Lately I’ve been thinking that in order to get more reading done, I am going to have to push myself to get up earlier and work in the quiet overnight hours. Easier said than done. Even these hours are difficult on some mornings when the kid is sick, restless, or just up in the middle of the night for whatever reason. But tonight seems like one of those nights where he might sleep for a while. Exhausted after a long day, I conked out around 11pm, after D. finally coaxed him to sleep.
There are several things on my mind this morning. Last night we got an email from his daycare informing us that the children will be doing a “shelter in place drill” next week. This is the going euphemism for “active shooter drill” these days. My two-and-a-half year old will have to participate in his first active shooter drill. Given the direction of this country and its stupid, destructive obsession with guns, it will be the first of many. At best, we can only hope that he will only experience the drills and not the genuine article. That’s the kind of fucked up world that we brought this kid into and it’s hard not to feel many feelings about that. Sadness, guilt, anger, despair, among them.
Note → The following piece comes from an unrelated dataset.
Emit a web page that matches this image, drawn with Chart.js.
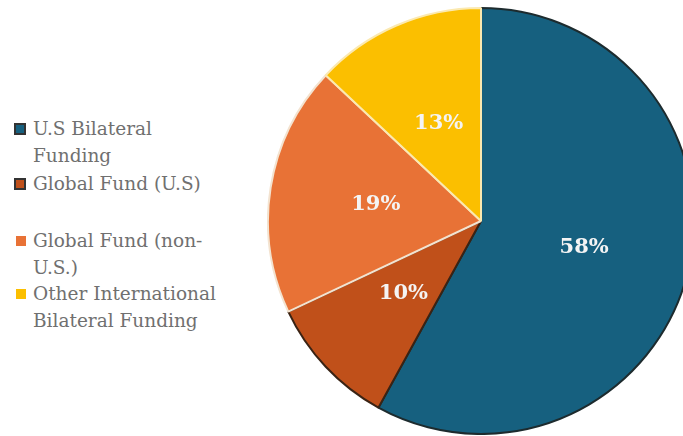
<!DOCTYPE html>
<html>
<head>
<meta charset="utf-8">
<script src="https://cdn.jsdelivr.net/npm/chart.js@4"></script>
<style>
  html, body { margin: 0; padding: 0; background: #fff; }
  body { width: 683px; height: 436px; overflow: hidden; position: relative; }
  #pie-wrap { position: absolute; left: 267px; top: 7px; width: 428px; height: 428px; }
  .leg { position: absolute; left: 14px; font-family: "DejaVu Serif", serif; font-size: 18.5px; color: #707070; line-height: 27px; }
  .leg span.box { position: absolute; left: 0; top: 8px; width: 12px; height: 12px; box-sizing: border-box; }
  .leg span.txt { display: block; margin-left: 19px; white-space: nowrap; }
</style>
</head>
<body>
<div id="pie-wrap"><canvas id="pie"></canvas></div>
<div id="legend"></div>
<script>
/* ── Data ── */
const LABELS  = [['U.S Bilateral', 'Funding'], ['Global Fund (U.S)'], ['Global Fund (non-', 'U.S.)'], ['Other International', 'Bilateral Funding']];
const VALUES  = [58, 10, 19, 13];
const COLORS  = ['#16607f', '#c0501a', '#e87236', '#fbbf00'];
const BORDERS = ['#1d2b2e', '#3a2314', '#f3e3d0', '#fbe9b0'];

/* ── HTML legend ── */
const legTops = [115, 170, 227, 280];
const legend = document.getElementById('legend');
LABELS.forEach((lines, i) => {
  const d = document.createElement('div');
  d.className = 'leg';
  d.style.top = legTops[i] + 'px';
  const bordered = i < 2;
  d.innerHTML = '<span class="box" style="background:' + COLORS[i] + ';' +
    (bordered ? 'border:2px solid #333;' : 'left:2px;top:9px;width:10px;height:10px;') + '"></span>' +
    '<span class="txt">' + lines.join('<br>') + '</span>';
  legend.appendChild(d);
});

/* ── Percent labels inside slices ── */
const pctLabels = {
  id: 'pctLabels',
  afterDatasetsDraw(chart) {
    const { ctx, data } = chart;
    const total = data.datasets[0].data.reduce((a, b) => a + b, 0);
    chart.getDatasetMeta(0).data.forEach((arc, i) => {
      const mid = (arc.startAngle + arc.endAngle) / 2;
      const r   = arc.outerRadius * 0.5;
      ctx.save();
      ctx.textAlign    = 'center';
      ctx.textBaseline = 'middle';
      ctx.fillStyle    = '#f4f4f4';
      ctx.font         = 'bold 21px "DejaVu Serif", serif';
      ctx.fillText(Math.round(data.datasets[0].data[i] / total * 100) + '%',
        arc.x + Math.cos(mid) * r, arc.y + Math.sin(mid) * r);
      ctx.restore();
    });
  },
};

new Chart(document.getElementById('pie'), {
  type: 'pie',
  plugins: [pctLabels],
  data: {
    labels: LABELS.map(l => l.join(' ')),
    datasets: [{
      data: VALUES,
      backgroundColor: COLORS,
      borderColor: BORDERS,
      borderWidth: 2,
    }],
  },
  options: {
    responsive: true,
    maintainAspectRatio: false,
    animation: false,
    layout: { padding: 0 },
    plugins: { legend: { display: false }, tooltip: { enabled: false } },
  },
});
</script>
</body>
</html>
Wayne Shorter died yesterday at age 89. As fucked up as this world can be, it is one in which Wayne Shorter existed and made beautiful music. WKCR announced that they are pre-empting all programming for the next two days and playing Shorter’s music. I listened to some of the broadcast yesterday afternoon, as I sat at my desk doing some work in the hour before I had to go pick up the boy from daycare. They were playing Miles Davis’s In a Silent Way album.
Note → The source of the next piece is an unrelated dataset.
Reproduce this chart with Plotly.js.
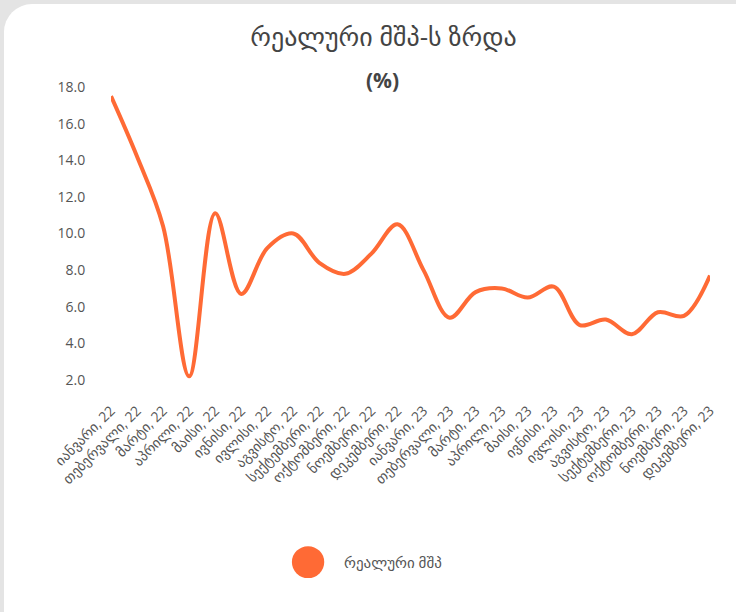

I woke up this morning to De La Soul’s catalog waiting for me on my Tidal app. I was looking forward to this day. I expected it to be a joyous day on Black Twitter, with people sharing and discussing De La Soul’s music. But Trugoy passed away last month. And Twitter is a Nazi shithole now. I saw that the remaining members of De La Soul had an event last night celebrating the release and honoring Dave. When I woke up, I turned on my phone to quickly listen to a couple of tracks before getting up. “Stakes Is High” has been on my mind lately, so I started there. The following track “Sunshine” pulled me in. I had heard it before, but didn’t know it well. The song filled me with nostalgia for those innocent days in my life when this music was first out. I hopped over to 3 Feet High and Rising to listen to “Eye Know.” I want to start with the early albums and move my way through. I’m looking forward to AOI: Bionix, an under-appreciated album that I loved, which helped me through a difficult phase in my life. I found myself longing to have a De La Soul listening party with some friends. Let’s just hang out, blaze up, and listen to all these albums one by one until we get through as many as we can. Alas, that’s just not possible right now. All I have is this quiet morning, as I sit at the dining table, quietly typing at my laptop, and listening along to De La Soul, and Wayne Shorter, in these wee small hours of the morning.